Mutual funds play an important role in terms of diversification…active managers do not. In fact the reality is there is no academic data that shows any consistency among active managers beating their benchmark in any area of mutual funds investing, with the exception of alternative assets. Alternative investments are an area that should NOT be jumped into by a novice without a thorough understanding of their proper use. For more information on alternative asset classes read the below link

There are various reasons for this dismal performance. Among them is the efficient market hypothesis, the cost structure of active managers (both disclosed & undisclosed expenses), portfolio turnover/tax liability & manager turnover.

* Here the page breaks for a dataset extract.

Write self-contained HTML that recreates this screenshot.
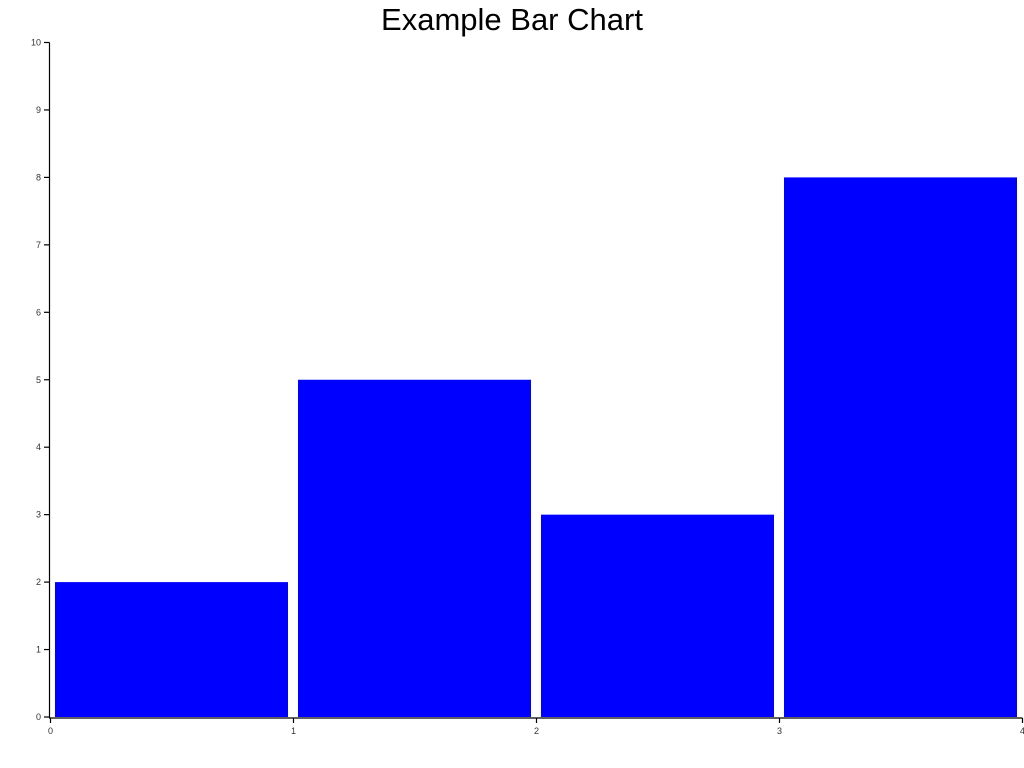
<!DOCTYPE html>
<html><head><meta charset="utf-8"><style>
html,body{margin:0;padding:0;background:#fff;}
svg{display:block;}
text{font-family:"Liberation Sans","DejaVu Sans",sans-serif;}
</style></head><body>
<svg id="chart" width="1024" height="768">
<text x="512" y="30" text-anchor="middle" font-size="31" fill="#000">Example Bar Chart</text>
<g id="bars"></g>
<g id="yaxis"></g>
<g id="xaxis"></g>
</svg>
<script>
const categories = [0, 1, 2, 3];
const values = [2, 5, 3, 8];
const yTicks = [0,1,2,3,4,5,6,7,8,9,10];
const xTicks = [0,1,2,3,4];

const NS = "http://www.w3.org/2000/svg";
const x = v => 50.5 + v * 243;
const y = v => 717 - v * 67.45;
function mk(tag, attrs, parent){
  const e = document.createElementNS(NS, tag);
  for (const k in attrs) e.setAttribute(k, attrs[k]);
  parent.appendChild(e);
  return e;
}
const gb = document.getElementById('bars');
categories.forEach((c, i) => {
  const r = mk('rect', {x: x(c) + 4.5, y: y(values[i]), width: 243 - 10, height: y(0) - y(values[i]), fill: '#0000ff'}, gb);
  
  
});
const gy = document.getElementById('yaxis');
mk('line', {x1: 49.5, x2: 49.5, y1: y(10), y2: 718.5, stroke: '#000', 'stroke-width': 1.2}, gy);
yTicks.forEach(t => {
  mk('line', {x1: 44, x2: 49.5, y1: y(t), y2: y(t), stroke: '#000', 'stroke-width': 1.2}, gy);
  const tx = mk('text', {x: 41, y: y(t) + 3, 'text-anchor': 'end', 'font-size': 9, fill: '#333'}, gy);
  tx.textContent = t;
  
  
});
const gx = document.getElementById('xaxis');
mk('line', {x1: 49, x2: x(4), y1: 718, y2: 718, stroke: '#000', 'stroke-width': 1.2}, gx);
xTicks.forEach(t => {
  mk('line', {x1: x(t), x2: x(t), y1: 718, y2: 723, stroke: '#000', 'stroke-width': 1.2}, gx);
  const tx = mk('text', {x: x(t), y: 734, 'text-anchor': 'middle', 'font-size': 9, fill: '#333'}, gx);
  tx.textContent = t;
  
  
});
</script>
</body></html>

The reality is that the investment universe has become in many ways more efficient. While this speed and efficiency has helped contribute to volatility to a small extent, the overall benefit to the consumer is substantial. As a result, many advisors have accepted more of an asset based fee only model when working with clients that will allow them to engage in more tax efficient and cost effective vehicles like ETF’s and index oriented solutions. Yet there is still a universe of classically trained sales people who for a large enough commission will sell you on the latest and greatest fund manager. In reality any financial planner working on portfolio construction knows that the focus of the investment plan is always allocation first. Adding “Alpha” to a portfolio is next to impossible. Investors looking for more detailed information on the academic research in this field, I would encourage readers to look closely at the work of Eugene Fama & Kenneth French and their Three Factor Model. This was some of the best work in terms of expanding on the Capital Asset Pricing Models.

As an investor you are a consumer. Like any other consumer you should always question the incentive of the person selling you the product or service. As a result of this and personal industry experience, I support the fiduciary standards for advisors dealing with the public as well as the fee only platform. Without any form of compensation to deter me from looking out for the best interest of my clients, I must then accept the academic work available for what it reveals rather than the sales pitch of someone with a silver tongue.